A top advisor to David Cameron has called for tighter regulation for business and the tougher control over banking systems to prevent another financial meltdown.
Sir David Arculus, the former chairman of Severn Trent and one-time ‘Red Tape Tsar’ for Tony Blair, told a Birmingham audience that the turmoil in the world’s markets proved regulation was necessary to stop reckless financial trading damaging the economy again.
“I think one of the lessons from the recent financial crisis is that good regulation is actually the underpinning of all economic activity,” he said. “What’s recently happened in the financial world demonstrates, in my view, the folly of simplistic cries for deregulation and the great need for better and more targeted regulation.”

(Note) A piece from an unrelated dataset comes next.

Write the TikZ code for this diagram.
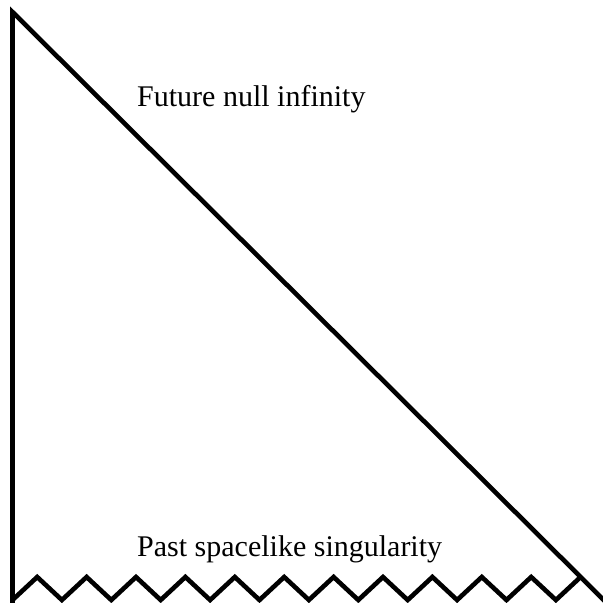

Speaking at the Lunar Society’s annual dinner at Birmingham Council House on Tuesday night, the Solihull-born businessman dismissed concerns that an increase in regulation would hamper enterprise.
“A lot of people claim that too much regulation is killing their business but conversely what we have seen during the credit crunch is that bad or lack of regulation can actually threaten the economies of entire countries,” he said.
Sir David argued that a sweeping reform of existing regulatory bodies was needed to improve their future performance, and called for the establishment of a strong independent body to counterbalance private sector regulation.
The influential businessman also stressed the importance of greater interaction with EU legislators in Brussels - a city he termed “the biggest regulation factory.”
Sir David is particularly well positioned to understand the intricacies of regulatory legislation - although he believes in greater regulation, he also campaigns for less red tape and bureaucratic procedures, arguing that the two are not mutually incompatible.
Sir David argued for an increased focus on regulatory budgeting - measuring the cost of regulation so that a cost-benefit analysis can clarify the issues of red tape and overlapping laws.
The businessman served for four years as Chairman of the Government’s Better Regulation Task Force from 2002-2006 before switching sides last month when David Cameron announced that Sir David would be examining ways in which the Conservative Party could cut bureaucracy.
In his keynote address the businessman drew upon his experiences with both Labour and the Conservatives to call for enhanced mechanisms for holding government departments to account, including strengthening the resources and powers of Parliamentary Select Committees. However, Sir David has himself faced problems as a result of the regulatory system.
In March 2006 he resigned as deputy president of the top business lobby group CBI, following revelations of over-charging customers during his tenure at Severn Trent.
Sir David presided over the company from 1998 to 2004, during which time Severn Trent overcharged customers by £42 million in what industry regulator Ofwat called “deliberate miscalculations”.
While Sir David was cleared of having any knowledge of the scandal, he told the CBI: “I believe I must bear my share of the responsibility for events in the organisation.”
His departure was a blow for the lobbying confederation, who had hoped Sir David would become their president.